Tuesday, April 28, 2009

Roaming through Romans #2


So what is the Good News or the Gospel? I have conducted my own little personal uncredited questionnaire over the last week asking people that question. I have had many responses. Here's a small selection:
'A type of sermon where people are asked to invite Jesus into their lives'
'God's love for the world'
'That we can all have a relationship with Jesus because of the cross'
If I was to list the rest they would be all different to these one, with some being similar just communicated differently.
I even heard a 'Gospel' message in the week before easter asking people to accept Jesus and go to heaven or live eternally separated from him in the fires of hell.
So what then is the gospel? There seems to be a varied response to this question.

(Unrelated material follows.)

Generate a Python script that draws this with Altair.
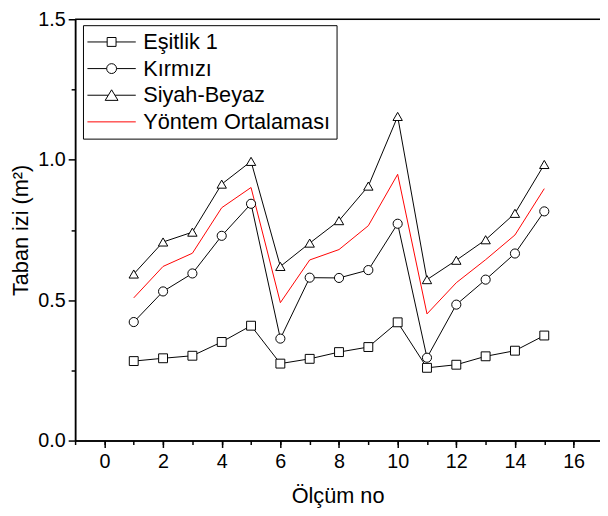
import altair as alt
import pandas as pd

x_vals = list(range(1, 16))
esitlik = [0.283, 0.293, 0.302, 0.351, 0.409, 0.274, 0.291, 0.315, 0.333, 0.421, 0.259, 0.270, 0.300, 0.320, 0.374]
kirmizi = [0.422, 0.531, 0.595, 0.729, 0.843, 0.363, 0.580, 0.579, 0.607, 0.772, 0.295, 0.484, 0.573, 0.666, 0.816]
siyah = [0.593, 0.707, 0.742, 0.913, 0.994, 0.620, 0.703, 0.783, 0.906, 1.154, 0.573, 0.642, 0.715, 0.809, 0.983]
ortalama = [0.508, 0.620, 0.667, 0.829, 0.901, 0.491, 0.643, 0.680, 0.765, 0.948, 0.451, 0.562, 0.644, 0.732, 0.897]

names = ["Eşitlik 1", "Kırmızı", "Siyah-Beyaz", "Yöntem Ortalaması"]
series_vals = [esitlik, kirmizi, siyah, ortalama]

rows = []
for name, vals in zip(names, series_vals):
    for xv, yv in zip(x_vals, vals):
        rows.append({"x": xv, "y": yv, "series": name})
df = pd.DataFrame(rows)
df_pts = df[df["series"] != "Yöntem Ortalaması"]

FONT = "Liberation Sans"
xscale = alt.Scale(domain=[-1, 16.9], nice=False, zero=False)
yscale = alt.Scale(domain=[0, 1.5], nice=False, zero=False)

axis_common = dict(orient="bottom", grid=False, domainColor="black", domainWidth=1.5,
                   tickColor="black", tickWidth=1.5, labelFont=FONT, titleFont=FONT,
                   labelColor="black", titleColor="black")

x_major = alt.Axis(values=list(range(0, 17, 2)), title="Ölçüm no", tickSize=7,
                   labelFontSize=20, labelPadding=4, titleFontSize=22, titleFontWeight="normal",
                   titlePadding=15, format="d", **axis_common)
x_minor = alt.Axis(values=list(range(-1, 17)), labels=False, title="", tickSize=4, **axis_common)

yaxis_common = dict(axis_common)
yaxis_common["orient"] = "left"
y_major = alt.Axis(values=[0, 0.5, 1.0, 1.5], title="Taban izi (m²)", tickSize=7,
                   labelFontSize=20, labelPadding=3, titleFontSize=22, titleFontWeight="normal",
                   titlePadding=5, format=".1f", **yaxis_common)
y_minor = alt.Axis(values=[0.25, 0.75, 1.25], labels=False, title="", tickSize=4, **yaxis_common)

lines = alt.Chart(df).mark_line().encode(
    x=alt.X("x:Q", scale=xscale, axis=x_major),
    y=alt.Y("y:Q", scale=yscale, axis=y_major),
    color=alt.Color("series:N", scale=alt.Scale(domain=names, range=["black", "black", "black", "#ff0000"]), legend=None),
    strokeWidth=alt.StrokeWidth("series:N", scale=alt.Scale(domain=names, range=[1, 1, 1, 1.6]), legend=None),
    detail="series:N",
)

points = alt.Chart(df_pts).mark_point(filled=True, fill="white", stroke="black", strokeWidth=1, opacity=1).encode(
    x=alt.X("x:Q", scale=xscale, axis=x_minor),
    y=alt.Y("y:Q", scale=yscale, axis=y_minor),
    shape=alt.Shape("series:N", scale=alt.Scale(domain=names[:3], range=["square", "circle", "triangle-up"]), legend=None),
    size=alt.Size("series:N", scale=alt.Scale(domain=names[:3], range=[81, 90, 144]), legend=None),
)

leg_paths = [
    "M-12.5,0H7.5M16.5,0H36.5M7.5,-4.5H16.5V4.5H7.5Z",
    "M-12.5,0H7M17,0H36.5M17,0A5,5 0 1,1 7,0A5,5 0 1,1 17,0Z",
    "M-12.5,0H8.5M15.5,0H36.5M12,-5.5L18.5,5.2L5.5,5.2Z",
    "M-12.5,0H36.5",
]
legend = alt.Legend(title=None, orient="none", legendX=8, legendY=6, padding=6,
                    strokeColor="black", fillColor="white", labelFont=FONT, labelFontSize=22,
                    labelColor="black", labelOffset=33, rowPadding=5, symbolSize=4,
                    symbolOpacity=1, symbolFillColor="white", symbolStrokeWidth=1, labelLimit=400)

legend_layer = alt.Chart(df).mark_point(filled=True, fill="white", opacity=0, size=4).encode(
    x=alt.X("x:Q", scale=xscale, axis=None),
    y=alt.Y("y:Q", scale=yscale, axis=None),
    shape=alt.Shape("series:N", scale=alt.Scale(domain=names, range=leg_paths), legend=legend),
    stroke=alt.Stroke("series:N", scale=alt.Scale(domain=names, range=["black", "black", "black", "#ff0000"]), legend=legend),
)

top_df = pd.DataFrame({"y": [1.5]})
top_rule = alt.Chart(top_df).mark_rule(color="black", strokeWidth=1.5).encode(
    y=alt.Y("y:Q", scale=yscale, axis=None)
)

chart = alt.layer(lines, points, legend_layer, top_rule).resolve_scale(
    shape="independent", color="independent", stroke="independent", size="independent", strokeWidth="independent"
).resolve_axis(x="independent", y="independent").properties(
    width=532, height=427,
    padding={"left": 68, "top": 8, "right": 0, "bottom": 70},
    autosize=alt.AutoSizeParams(type="none"),
).configure_view(strokeWidth=0).configure(background="white")

chart.save("out.html", embed_options={"renderer": "svg", "actions": False})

For the apostle Paul the gospel is that Jesus is King and that he is exercising his power in a very different way than the powers of this world do. NT Wright notes that 'The good news is not, first and foremost, about something that can happen to us. What happens to us through the 'gospel' is indeed dramatic and exciting: God's good news will catch us up and transform our lives and our hopes like nothing else. But, the good news that Paul announces is primarily good news about something that has happened, events through which the world is now a different place. It's about what God has done in Jesus, the Messiah, Israel's true King, the worlds true Lord'. (Wright, Paul for everyone, Romans, Pg 4)
I wonder whether what is often missed today is this idea that Jesus is King?? I wonder whether in some places the way the gospel is shared encourages 'easy believism'. I think this is evident in the way we 'ask Jesus to come into our hearts'. This is a truism in that Jesus does come and live within us. But it does promote the idea that we are still King because Jesus is joining us rather than us joining him and entering into a relationship with him as King and Lord. NT Wright uses a great phrase called 'believing obedience'. I think that this better encompasses our life response to the good news.